En d’autres termes, si le majeur sous curatelle pouvait se marier sans autorisation du curateur ou à défaut du juge des tutelles, le juge serait obligé de rechercher si, une fois le majeur marié, la mesure dont il fait l’objet ne devrait pas être confiée au conjoint.
On comprend un peu mieux pourquoi le législateur a tenu à ce que la protection du majeur soit assurée également dans le cadre du mariage compte tenu de l’exposition du majeur, dont les facultés mentales sont nécessairement altérés, à de possibles abus.
4°) contrairement à ce que soutient le requérant, la loi ne pose pas un principe général d’interdiction de se marier pour un majeur sous curatelle, mais l’obligation de recueillir l’accord du curateur ou à défaut du juge.
C’est en cela par exemple que la loi est tout à fait proportionnée et ne prive pas le majeur de sa liberté de se marier.
Chaque situation est toujours analysée au cas par cas par le juge des tutelles qui doit rendre une décision motivée après avoir entendu toutes les parties.
En outre, le majeur dispose toujours de la faculté de faire appel d’une décision. Même si l’assistance d’un avocat n’est pas obligatoire, elle est toujours préférable aux côtés du majeur pour appréhender des enjeux aussi complexes devant une Cour d’Appel.
On ne peut que se féliciter d’une telle décision.
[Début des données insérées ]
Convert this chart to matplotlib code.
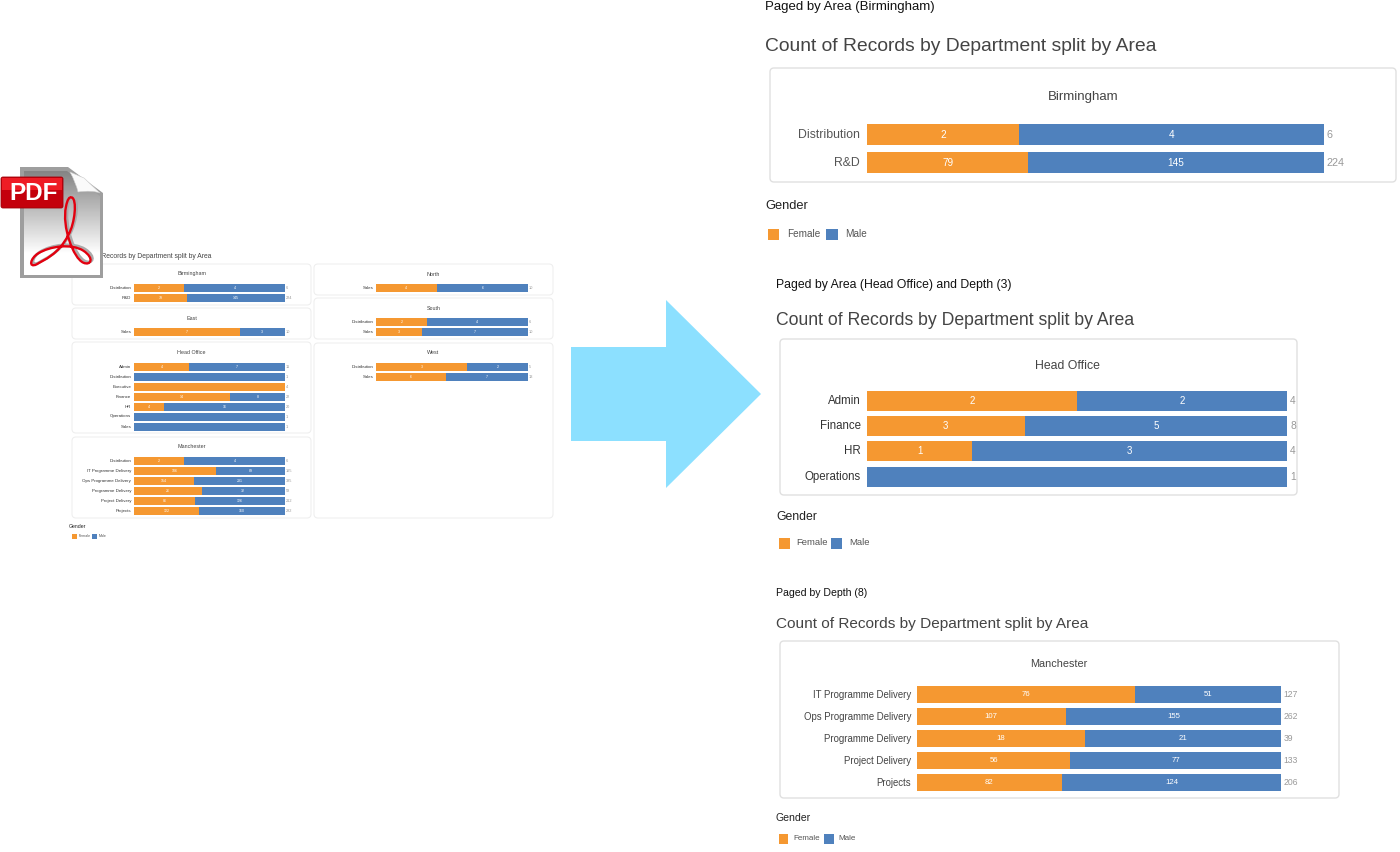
import numpy as np
import matplotlib
matplotlib.use("Agg")
import matplotlib.pyplot as plt
from matplotlib.patches import FancyBboxPatch, Polygon, Rectangle, PathPatch
from matplotlib.path import Path
from matplotlib.transforms import Affine2D

plt.rcParams['font.family'] = ['Liberation Sans', 'DejaVu Sans']

W, H = 1400, 852
ORANGE = "#F59831"
BLUE = "#4F81BD"

birmingham_depts = ["Distribution", "R&D"]
birmingham_female = [2, 79]
birmingham_male = [4, 145]

east_depts = ["Sales"]
east_female = [7]
east_male = [3]

head_depts = ["Admin", "Distribution", "Executive", "Finance", "HR", "Operations", "Sales"]
head_female = [4, 0, 4, 14, 4, 0, 0]
head_male = [7, 1, 0, 8, 16, 1, 1]

man_depts = ["Distribution", "IT Programme Delivery", "Ops Programme Delivery",
             "Programme Delivery", "Project Delivery", "Projects"]
man_female = [2, 106, 154, 26, 86, 122]
man_male = [4, 89, 231, 32, 126, 160]

north_depts = ["Sales"]
north_female = [4]
north_male = [6]

south_depts = ["Distribution", "Sales"]
south_female = [2, 3]
south_male = [4, 7]

west_depts = ["Distribution", "Sales"]
west_female = [3, 6]
west_male = [2, 7]

page_head_depts = ["Admin", "Finance", "HR", "Operations"]
page_head_female = [2, 3, 1, 0]
page_head_male = [2, 5, 3, 1]

page_man_depts = ["IT Programme Delivery", "Ops Programme Delivery", "Programme Delivery",
                  "Project Delivery", "Projects"]
page_man_female = [76, 107, 18, 56, 82]
page_man_male = [51, 155, 21, 77, 124]

fig = plt.figure(figsize=(14, 8.52), dpi=100)
# overlay in pixel coords for page furniture (boxes, headings, icon, arrow)
page = fig.add_axes([0, 0, 1, 1])
page.set_xlim(0, W)
page.set_ylim(H, 0)
page.axis("off")


def sketch_panel(box, title, title_xy, depts, female, male, bar_x, bar_top, bar_h, step,
                 fs_label, fs_value, fs_total, fs_title, gap_label, gap_total,
                 label_color="#555555", edge="#E0E0E0", edge_w=1.0):
    x0, y0, x1, y1 = box
    page.add_patch(FancyBboxPatch((x0 + 3, y0 + 3), x1 - x0 - 6, y1 - y0 - 6,
                                  boxstyle="round,pad=3,rounding_size=4",
                                  fc="white", ec=edge, lw=edge_w, zorder=1))
    page.text(title_xy[0], title_xy[1], title, ha="center", va="center",
              fontsize=fs_title, color="#444444")

    n = len(depts)
    left, right = bar_x
    top = bar_top - (step - bar_h) / 2
    bottom = top + step * n
    ax = fig.add_axes([left / W, 1 - bottom / H, (right - left) / W, (bottom - top) / H])
    ax.patch.set_alpha(0)
    fem = np.array(female, dtype=float)
    mal = np.array(male, dtype=float)
    total = fem + mal
    ypos = np.arange(n)
    ax.barh(ypos, fem / total, height=bar_h / step, color=ORANGE, lw=0)
    ax.barh(ypos, mal / total, left=fem / total, height=bar_h / step, color=BLUE, lw=0)
    ax.set_xlim(0, 1)
    ax.set_ylim(n - 0.5, -0.5)
    ax.axis("off")
    for i in range(n):
        f_share = fem[i] / total[i]
        if fem[i] > 0 and mal[i] > 0:
            ax.text(f_share / 2, i, f"{int(fem[i])}", ha="center", va="center",
                    color="white", fontsize=fs_value)
            ax.text(f_share + (1 - f_share) / 2, i, f"{int(mal[i])}", ha="center", va="center",
                    color="white", fontsize=fs_value)
        ax.annotate(f"{int(total[i])}", (1, i), xytext=(gap_total, 0),
                    textcoords="offset points", ha="left", va="center",
                    color="#999999", fontsize=fs_total)
        ax.annotate(depts[i], (0, i), xytext=(-gap_label, 0),
                    textcoords="offset points", ha="right", va="center",
                    color=label_color, fontsize=fs_label)


def sketch_legend(x, y_head, y_swatch, size, gap_text, male_x, fs_head, fs_item):
    page.text(x, y_head, "Gender", ha="left", va="center", fontsize=fs_head, color="#222222")
    page.add_patch(Rectangle((x + 2.5, y_swatch - size / 2), size, size, fc=ORANGE, lw=0))
    page.text(x + 2.5 + size + gap_text, y_swatch - 0.5, "Female", ha="left", va="center",
              fontsize=fs_item, color="#555555")
    page.add_patch(Rectangle((male_x, y_swatch - size / 2), size, size, fc=BLUE, lw=0))
    page.text(male_x + size + gap_text, y_swatch - 0.5, "Male", ha="left", va="center",
              fontsize=fs_item, color="#555555")


# --- small report page on the left ---
page.text(212, 256.5, "Count of Records by Department split by Area", ha="right", va="center",
          fontsize=4.9, color="#444444")
small = dict(fs_label=3.2, fs_value=2.6, fs_total=2.8, fs_title=3.9, gap_label=2, gap_total=0.8,
             label_color="#333333", edge="#EFEFEF", edge_w=0.8)
sketch_panel((72, 264, 311, 305), "Birmingham", (191.5, 274), birmingham_depts, birmingham_female,
             birmingham_male, (134, 285), 284, 8, 10, **small)
sketch_panel((72, 308, 311, 339), "East", (191.5, 318), east_depts, east_female, east_male,
             (134, 285), 328, 8, 10, **small)
sketch_panel((72, 342, 311, 433), "Head Office", (191.5, 352.5), head_depts, head_female, head_male,
             (134, 285), 362.5, 8, 10, **small)
sketch_panel((72, 437, 311, 518), "Manchester", (191.5, 446.5), man_depts, man_female, man_male,
             (134, 285), 457, 8, 10, **small)
sketch_panel((314, 264, 553, 295), "North", (433.5, 274), north_depts, north_female, north_male,
             (376, 528), 284, 8, 10, **small)
sketch_panel((314, 298, 553, 339), "South", (433.5, 308), south_depts, south_female, south_male,
             (376, 528), 318, 8, 10, **small)
sketch_panel((314, 343, 553, 518), "West", (433.5, 352.5), west_depts, west_female, west_male,
             (376, 528), 363, 8, 10, **small)
sketch_legend(69, 526, 536.5, 5, 2, 92, 3.7, 2.6)

# --- paged excerpts on the right ---
page.text(765, 7, "Paged by Area (Birmingham)", ha="left", va="center", fontsize=9.5, color="#111111")
page.text(765, 46.5, "Count of Records by Department split by Area", ha="left", va="center",
          fontsize=13.9, color="#444444")
sketch_panel((770, 68, 1396, 182), "Birmingham", (1083, 97), birmingham_depts, birmingham_female,
             birmingham_male, (867, 1324), 124.3, 21, 28, fs_label=8.8, fs_value=7.2, fs_total=7.8,
             fs_title=9.5, gap_label=5, gap_total=2.0)
sketch_legend(765, 206, 234.5, 11.5, 8, 826, 9.3, 7.2)

page.text(776, 285, "Paged by Area (Head Office) and Depth (3)", ha="left", va="center",
          fontsize=8.8, color="#111111")
page.text(776, 320.5, "Count of Records by Department split by Area", ha="left", va="center",
          fontsize=12.7, color="#444444")
sketch_panel((780, 339, 1297, 495), "Head Office", (1067, 366), page_head_depts, page_head_female,
             page_head_male, (867, 1287), 391, 20, 25.2, fs_label=8.3, fs_value=7.0, fs_total=7.4,
             fs_title=8.8, gap_label=4.5, gap_total=2.2, label_color="#333333")
sketch_legend(776, 517, 543, 11, 7, 831, 8.8, 6.8)

page.text(776, 593, "Paged by Depth (8)", ha="left", va="center", fontsize=7.6, color="#111111")
page.text(776, 624, "Count of Records by Department split by Area", ha="left", va="center",
          fontsize=11.1, color="#444444")
sketch_panel((780, 641, 1339, 798), "Manchester", (1059, 664), page_man_depts, page_man_female,
             page_man_male, (917, 1281), 686, 17, 22, fs_label=6.9, fs_value=5.6, fs_total=6.2,
             fs_title=7.8, gap_label=4.3, gap_total=1.8, label_color="#444444")
sketch_legend(776, 818, 839, 9.5, 5, 824, 7.6, 5.8)

# --- arrow between the two halves ---
page.add_patch(Polygon([(571, 347), (666, 347), (666, 300), (761, 394), (666, 488),
                        (666, 441), (571, 441)], closed=True, fc="#8CE0FF", lw=0))

# --- pdf icon, drawn over the small report heading ---
page.add_patch(Polygon([(20, 167), (68, 167), (103, 193), (103, 278), (20, 278)],
                       closed=True, fc="#9E9E9E", lw=0, zorder=4))
inner = Polygon([(24, 171), (67, 171), (100, 196), (100, 275), (24, 275)],
                closed=True, fc="none", lw=0, zorder=4)
page.add_patch(inner)
grad = np.clip(np.linspace(0.52, 1.12, 64), 0, 1).reshape(-1, 1)
im = page.imshow(grad, cmap="gray", vmin=0, vmax=1, extent=(24, 100, 275, 171), aspect="auto", zorder=5)
im.set_clip_path(inner)
page.set_xlim(0, W)
page.set_ylim(H, 0)
page.add_patch(PathPatch(Path([(70, 172), (84, 178), (100, 193), (92, 190), (78, 192), (76, 183), (70, 172)],
                              [Path.MOVETO, Path.LINETO, Path.LINETO, Path.CURVE3, Path.CURVE3,
                               Path.CURVE3, Path.CURVE3]),
                         fc="#FAFAFA", ec="#CCCCCC", lw=0.4, zorder=6))

logo_zoom = [(215, 112), (232, 118), (225, 190), (205, 225), (175, 285), (130, 300), (110, 313),
             (85, 325), (90, 295), (115, 280), (150, 258), (215, 250), (250, 272),
             (285, 295), (272, 318), (250, 308), (220, 295), (185, 200), (198, 140),
             (202, 118), (208, 110), (215, 112)]
logo = [(px / 3, 160 + py / 3) for px, py in logo_zoom]
logo_codes = [Path.MOVETO] + [Path.CURVE4] * 21
page.add_patch(PathPatch(Path(logo, logo_codes), fc="none", ec="#ABABAB", lw=2.0, zorder=6,
                         transform=Affine2D().translate(1.8, -1.5) + page.transData))
page.add_patch(PathPatch(Path(logo, logo_codes), fc="none", ec="#E2000F", lw=1.7, zorder=7))
page.add_patch(FancyBboxPatch((2, 178), 60, 29, boxstyle="round,pad=1,rounding_size=2",
                              fc="#C4000C", ec="#A00008", lw=0.6, zorder=8))
page.add_patch(Rectangle((2, 178), 60, 12, fc="#EE1C25", lw=0, zorder=8))
page.text(33.5, 193.5, "PDF", ha="center", va="center", color="white", fontsize=17.5,
          fontweight="bold", zorder=9)

fig.savefig("out.png", dpi=100)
La liberté a des limites que commande la protection d’une personne et de ses intérêts tant personnels que patrimoniaux.
La pratique montre combien nombre de majeurs protégés sont abusés quotidiennement et qu’il est important de veiller à ce que des décisions aussi importantes que celles de se marier soient encadrées.
Le Conseil Constitutionnel a tenu à rappeler l’objectif de protection de la loi du 5 mars 2007, dont les dispositions légitimes restreignent certes la liberté du majeur de se marier mais qui pour autant ne sont pas insurmontables.
Cette décision du Conseil permet de rappeler, s’il le fallait encore, que l’objectif de la loi de 2007 et les contrôles qu’elle institue ne sont pas établis contre le majeur mais dans son seul intérêt.